Like many words in political debate, the word “sexism” seems to have been designed to confuse rather than to clarify.  Its only real meaning is “anything feminists object to”.  The word is an impediment to thought because it connects semantically things that have no connection in reality.  Consider that stock villian, the sexist man.  He actually comes in at least three different types.

  1. The misogynist–the man who hates women.  I doubt many of these actually exist, but I suppose there could be some men who’ve had bad experiences with women and have irrationally extended their hostility to the whole sex.  Related to this would be people like the fictional detective Nero Wolfe, who doesn’t hate women (as in wishing them harm) but dislikes their company.  As I said, there certainly could be genuine misogynists out there (although the only examples I can think of are fictional), but they are, and always have been, rare and regarded as defective men.  Feminism certainly did not come into being to protect women from this insignificant threat.
  2. The philanderer–the man who regards women as mere means for satisfying his sexual appetites.  Now, you’ll notice that the philanderer is generally not a misogynist–he has no hatred of or hostility towards women at all.  Caring little about their welfare, he doesn’t wish them harm; he would be pleased for all women to be perfectly happy, so long as it doesn’t interfere with his ability to gratify his lust.  He has no trouble with women voting or working outside the home.  He shares with the feminists an appreciation for divorce, contraception, and abortion.  The more “sexually liberated” women are, the better for him.  Feminists often criticise him, but on the deepest level, the philanderer is their ally.
  3. The patriarchist–the man who believes men and women should assume distinct gender roles based on father/mother archetypes.  The patriarchist is not a misogynist–he can’t be, given his high opinion of the maternal role, and given that his own role requires him to behave chivalrously towards women.  Of course, he will probably despise loose women and bad mothers (unless Christian charity helps him see them as souls in need of redemption).  He will admire women who are chaste and devoted to their families.  Nor is the patriarchist a philanderer; he acts against his own ideals if he behaves like one.  The patriarchist does have a “double standard” for men and women, but although distinct, each standard is very demanding.  The patriarchist is the true enemy of the feminist, all the more formidable because he is sincere and holds himself and his fellow men to a high paternal standard.

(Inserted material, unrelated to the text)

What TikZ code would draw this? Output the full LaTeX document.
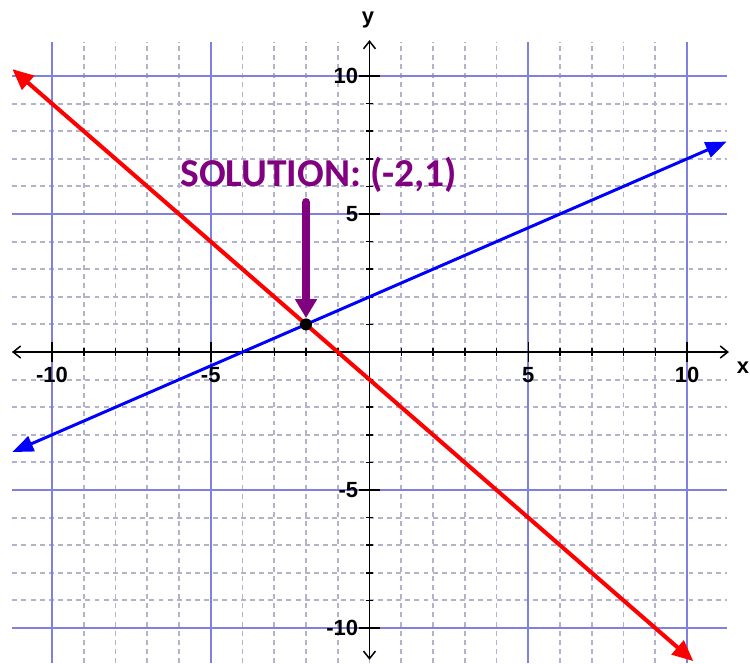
\documentclass[tikz,border=0pt]{standalone}
\usepackage{fontspec}
\setmainfont{Liberation Sans}
\newfontfamily\solfont{Carlito}
\usetikzlibrary{arrows.meta}

\definecolor{gridmaj}{RGB}{128,128,224}
\definecolor{gridmin}{RGB}{178,178,205}
\definecolor{solviola}{RGB}{128,0,128}

\begin{document}
\begin{tikzpicture}[x=0.635cm, y=0.552cm,
    griglia/.style={gridmin, line width=1.1pt, dash pattern=on 2.8pt off 2.4pt},
    grigliamag/.style={gridmaj, line width=1.1pt},
    asse/.style={line width=0.85pt, {Straight Barb[length=0.15cm,width=0.24cm]}-{Straight Barb[length=0.15cm,width=0.24cm]}},
    etich/.style={font=\fontsize{12.5}{12.5}\bfseries\selectfont, inner sep=0pt}]
    \useasboundingbox (-11.638,-11.268) rectangle (11.984,12.754);

    % Griglia
    \foreach \i in {-10,...,10} {
        \draw[griglia] (\i,-11.27) -- (\i,11.25);
        \draw[griglia] (-11.25,\i) -- (11.25,\i);
    }
    \foreach \i in {-10,-5,5,10} {
        \draw[grigliamag] (\i,-11.27) -- (\i,11.25);
        \draw[grigliamag] (-11.25,\i) -- (11.25,\i);
    }

    % Assi
    \coordinate (xs) at (-11.26,0);
    \coordinate (xd) at (11.32,0);
    \coordinate (yg) at (0,-11.15);
    \coordinate (ys) at (0,11.3);
    \draw[asse] (xs) -- (xd);
    \draw[asse] (yg) -- (ys);
    \node[etich] (lx) at (11.76,-0.58) {x};
    \node[etich] (ly) at (-0.05,12.03) {y};

    % Tacche
    \foreach \i in {-9,...,-1,1,2,...,9} {
        \draw[line width=0.85pt] (\i,0) ++(0,-2.2pt) -- ++(0,4.4pt);
        \draw[line width=0.85pt] (0,\i) ++(-2.2pt,0) -- ++(4.4pt,0);
    }
    \foreach \v in {-10,-5,5,10} {
        \draw[line width=0.85pt] (\v,0) ++(0,-5.7pt) -- ++(0,11.4pt);
        \draw[line width=0.85pt] (0,\v) ++(-5.7pt,0) -- ++(11.4pt,0);
        \node[etich] (nx\v) at (\v,-0.83) {\v};
        \node[etich, anchor=east] (ny\v) at (-0.35,\v) {\v};
    }

    % Rette
    \coordinate (b1) at (-11.25,-3.625);
    \coordinate (b2) at (11.25,7.625);
    \coordinate (r1) at (-11.25,10.25);
    \coordinate (r2) at (10.2,-11.2);
    \draw[blue, line width=1.7pt, {Triangle[length=0.42cm,width=0.32cm]}-{Triangle[length=0.42cm,width=0.32cm]}] (b1) -- (b2);
    \draw[red, line width=2.3pt, {Triangle[length=0.42cm,width=0.36cm]}-{Triangle[length=0.42cm,width=0.36cm]}] (r1) -- (r2);

    % Soluzione
    \node[circle, fill=black, inner sep=0pt, minimum size=0.24cm] (p) at (-2,1) {};
    \node[font=\solfont\fontsize{22.5}{22.5}\bfseries\selectfont, text=solviola, anchor=base west, inner sep=0pt] (sol) at (-5.97,6.01) {SOLUTION: (-2,1)};
    \coordinate (fr) at (-2,5.42);
    \draw[solviola, line width=5pt, line cap=round, -{Triangle[length=0.38cm,width=0.42cm]}] (fr) -- (p);
\end{tikzpicture}
\end{document}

As we see, the word “sexism” just creates confusion by linking together these things that have nothing in common.  As a rhetorical trick, it can be useful.  Suppose a feminist is debating a patriarchist.  The patriarchist is arguing, say, that women should not be priests or executioners or policemen or some such thing.  The feminist says that he only wants to exclude women from these jobs because he hates them (i.e. he’s a misogynist) and just thinks of them as objects to gratify his lust (i.e. he’s a philanderer).  The really sinister thing, though, is that the feminist actually believes this silly set of identities:  patriarchist=sexist=philanderer=misogynist.  They actually think that men want women to raise their children because they hate them.  This makes it impossible for feminists to understand their opponents.  It also leads them to despise every culture in the history of humanity except for late-20th-century Europe, since distinct gender roles are at the heart of all other cultures and civilizations.